Starting with the first line below, extract each line through the one that contains "h_grid = [900, 1000, 1100, 1200, 1300, 1400, 1500]", inclusive, excluding pictures.
** START Supplied material **
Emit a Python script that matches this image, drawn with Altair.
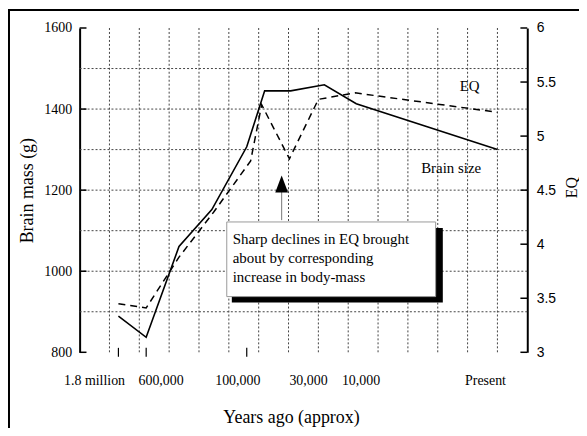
import altair as alt
import pandas as pd

# ---- data ----
brain_pos = [1.3, 2.23, 3.33, 4.43, 5.6, 6.2, 7.07, 8.2, 9.27, 14.0]
brain_mass = [889, 837, 1061, 1152, 1307, 1445, 1445, 1460, 1413, 1300]

eq_pos = [1.3, 2.23, 3.33, 4.5, 5.73, 6.1, 7.03, 8.0, 9.23, 14.0]
eq_val = [3.45, 3.41, 3.88, 4.30, 4.77, 5.29, 4.79, 5.34, 5.40, 5.22]

x_label_pos = [0.5, 2.73, 5.3, 7.67, 9.43, 13.6]
x_labels = ["1.8 million", "600,000", "100,000", "30,000", "10,000", "Present"]
x_tick_pos = [1.3, 2.23, 5.6]

mass_ticks = [800, 1000, 1200, 1400, 1600]
eq_ticks = [3, 3.5, 4, 4.5, 5, 5.5, 6]
v_grid = list(range(1, 15))
h_grid = [900, 1000, 1100, 1200, 1300, 1400, 1500]

x_title = "Years ago (approx)"
note_text = "Sharp declines in EQ brought\nabout by corresponding\nincrease in body-mass"

SERIF = "Liberation Serif"
SANS = "Liberation Sans"

xs = alt.Scale(domain=[0, 15], nice=False, zero=False)
ys = alt.Scale(domain=[800, 1600], nice=False, zero=False)
es = alt.Scale(domain=[3, 6], nice=False, zero=False)

GRID = dict(strokeDash=[2, 2], color="#444", strokeWidth=1)

vgrid = alt.Chart(pd.DataFrame({"p": v_grid, "a": 800, "b": 1600})).mark_rule(**GRID).encode(
    x=alt.X("p:Q", scale=xs, axis=None),
    y=alt.Y("a:Q", scale=ys, axis=None), y2="b:Q")

hgrid = alt.Chart(pd.DataFrame({"v": h_grid, "a": 0, "b": 15})).mark_rule(**GRID).encode(
    y=alt.Y("v:Q", scale=ys, axis=None),
    x=alt.X("a:Q", scale=xs, axis=None), x2="b:Q")

brain = alt.Chart(pd.DataFrame({"pos": brain_pos, "mass": brain_mass})).mark_line(
    color="black", strokeWidth=1.6).encode(
    x=alt.X("pos:Q", scale=xs, axis=alt.Axis(
        values=[0, 15], labels=False, ticks=False, grid=False,
        domainColor="black", domainWidth=2, title=None)),
    y=alt.Y("mass:Q", scale=ys, axis=alt.Axis(
        orient="left", values=mass_ticks, format="d", ticks=False, grid=False,
        domainColor="black", domainWidth=2,
        labelFont=SERIF, labelFontSize=14, labelColor="black", labelPadding=8,
        title="Brain mass (g)", titleFont=SERIF, titleFontSize=18,
        titleFontWeight="normal", titleColor="black",
        titleX=-52, titleY=163, titleAngle=270,
        titleBaseline="middle", titleAlign="center")))

eq = alt.Chart(pd.DataFrame({"pos": eq_pos, "eq": eq_val})).mark_line(
    color="black", strokeWidth=1.5, strokeDash=[7, 5]).encode(
    x=alt.X("pos:Q", scale=xs, axis=None),
    y=alt.Y("eq:Q", scale=es, axis=alt.Axis(
        orient="right", values=eq_ticks, format="~g", ticks=False, grid=False,
        domainColor="black", domainWidth=2,
        labelFont=SANS, labelFontSize=14, labelColor="black", labelPadding=9,
        title="EQ", titleFont=SERIF, titleFontSize=16,
        titleFontWeight="normal", titleColor="black",
        titleX=44, titleY=160, titleAngle=270,
        titleBaseline="middle", titleAlign="center")))

left_ticks = alt.Chart(pd.DataFrame({"v": mass_ticks, "a": 0, "b": 0.23})).mark_rule(
    color="black", strokeWidth=1.5).encode(
    y=alt.Y("v:Q", scale=ys, axis=None), x=alt.X("a:Q", scale=xs, axis=None), x2="b:Q")

right_ticks = alt.Chart(pd.DataFrame({"v": eq_ticks, "a": 14.77, "b": 15})).mark_rule(
    color="black", strokeWidth=1.5).encode(
    y=alt.Y("v:Q", scale=es, axis=None), x=alt.X("a:Q", scale=xs, axis=None), x2="b:Q")

bottom_ticks = alt.Chart(pd.DataFrame({"p": x_tick_pos, "a": 789, "b": 811})).mark_rule(
    color="black", strokeWidth=1.2).encode(
    x=alt.X("p:Q", scale=xs, axis=None), y=alt.Y("a:Q", scale=ys, axis=None), y2="b:Q")

xlab = alt.Chart(pd.DataFrame({"p": x_label_pos, "t": x_labels, "y": 729})).mark_text(
    font=SERIF, fontSize=14, color="black", align="center", baseline="middle").encode(
    x=alt.X("p:Q", scale=xs, axis=None), y=alt.Y("y:Q", scale=ys, axis=None), text="t:N")

xtitle = alt.Chart(pd.DataFrame({"p": [7.1], "y": [626], "t": [x_title]})).mark_text(
    font=SERIF, fontSize=18, color="black", align="center", baseline="alphabetic").encode(
    x=alt.X("p:Q", scale=xs, axis=None), y=alt.Y("y:Q", scale=ys, axis=None), text="t:N")

series_lab = alt.Chart(pd.DataFrame({"p": [13.07, 12.45], "y": [1458, 1254],
                                     "t": ["EQ", "Brain size"]})).mark_text(
    font=SERIF, fontSize=15, color="black", align="center", baseline="middle").encode(
    x=alt.X("p:Q", scale=xs, axis=None), y=alt.Y("y:Q", scale=ys, axis=None), text="t:N")

shadow = alt.Chart(pd.DataFrame({"a": [5.1], "b": [12.17], "c": [922.7], "d": [1106.7]})).mark_rect(
    color="black").encode(
    x=alt.X("a:Q", scale=xs, axis=None), x2="b:Q",
    y=alt.Y("c:Q", scale=ys, axis=None), y2="d:Q")

box = alt.Chart(pd.DataFrame({"a": [4.93], "b": [11.93], "c": [937.4], "d": [1121.5]})).mark_rect(
    fill="white", stroke="#999", strokeWidth=1).encode(
    x=alt.X("a:Q", scale=xs, axis=None), x2="b:Q",
    y=alt.Y("c:Q", scale=ys, axis=None), y2="d:Q")

note = alt.Chart(pd.DataFrame({"p": [5.13], "y": [1097], "t": [note_text]})).mark_text(
    font=SERIF, fontSize=15, color="black", align="left", baseline="top",
    lineBreak="\n", lineHeight=19).encode(
    x=alt.X("p:Q", scale=xs, axis=None), y=alt.Y("y:Q", scale=ys, axis=None), text="t:N")

arrow_line = alt.Chart(pd.DataFrame({"p": [6.77], "a": [1126], "b": [1200]})).mark_rule(
    color="#777", strokeWidth=1).encode(
    x=alt.X("p:Q", scale=xs, axis=None), y=alt.Y("a:Q", scale=ys, axis=None), y2="b:Q")

arrow_head = alt.Chart(pd.DataFrame({"p": [6.77], "y": [1215]})).mark_point(
    shape="M-0.76,1L0,-1L0.76,1Z", filled=True, color="black", opacity=1, size=289).encode(
    x=alt.X("p:Q", scale=xs, axis=None), y=alt.Y("y:Q", scale=ys, axis=None))

border_left = alt.Chart(pd.DataFrame({"k": [0]})).mark_rule(color="black", strokeWidth=2).encode(
    x=alt.value(-71), y=alt.value(-18), y2=alt.value(420))
border_top = alt.Chart(pd.DataFrame({"k": [0]})).mark_rule(color="black", strokeWidth=2).encode(
    x=alt.value(-72), x2=alt.value(510), y=alt.value(-18))

chart = alt.layer(
    vgrid, hgrid, brain, eq, left_ticks, right_ticks, bottom_ticks, xlab, xtitle, series_lab,
    shadow, box, note, arrow_line, arrow_head, border_left, border_top
).resolve_scale(y="independent").properties(
    width=450, height=326,
    autosize=alt.AutoSizeParams(type="none"),
    padding={"left": 72, "top": 19, "right": 52, "bottom": 75},
    background="white",
).configure_view(stroke=None)

chart.save("out.html", embed_options={"renderer": "svg", "actions": False})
** END Supplied material **
## Response
Emit a Python script that matches this image, drawn with Altair.
import altair as alt
import pandas as pd

# ---- data ----
brain_pos = [1.3, 2.23, 3.33, 4.43, 5.6, 6.2, 7.07, 8.2, 9.27, 14.0]
brain_mass = [889, 837, 1061, 1152, 1307, 1445, 1445, 1460, 1413, 1300]

eq_pos = [1.3, 2.23, 3.33, 4.5, 5.73, 6.1, 7.03, 8.0, 9.23, 14.0]
eq_val = [3.45, 3.41, 3.88, 4.30, 4.77, 5.29, 4.79, 5.34, 5.40, 5.22]

x_label_pos = [0.5, 2.73, 5.3, 7.67, 9.43, 13.6]
x_labels = ["1.8 million", "600,000", "100,000", "30,000", "10,000", "Present"]
x_tick_pos = [1.3, 2.23, 5.6]

mass_ticks = [800, 1000, 1200, 1400, 1600]
eq_ticks = [3, 3.5, 4, 4.5, 5, 5.5, 6]
v_grid = list(range(1, 15))
h_grid = [900, 1000, 1100, 1200, 1300, 1400, 1500]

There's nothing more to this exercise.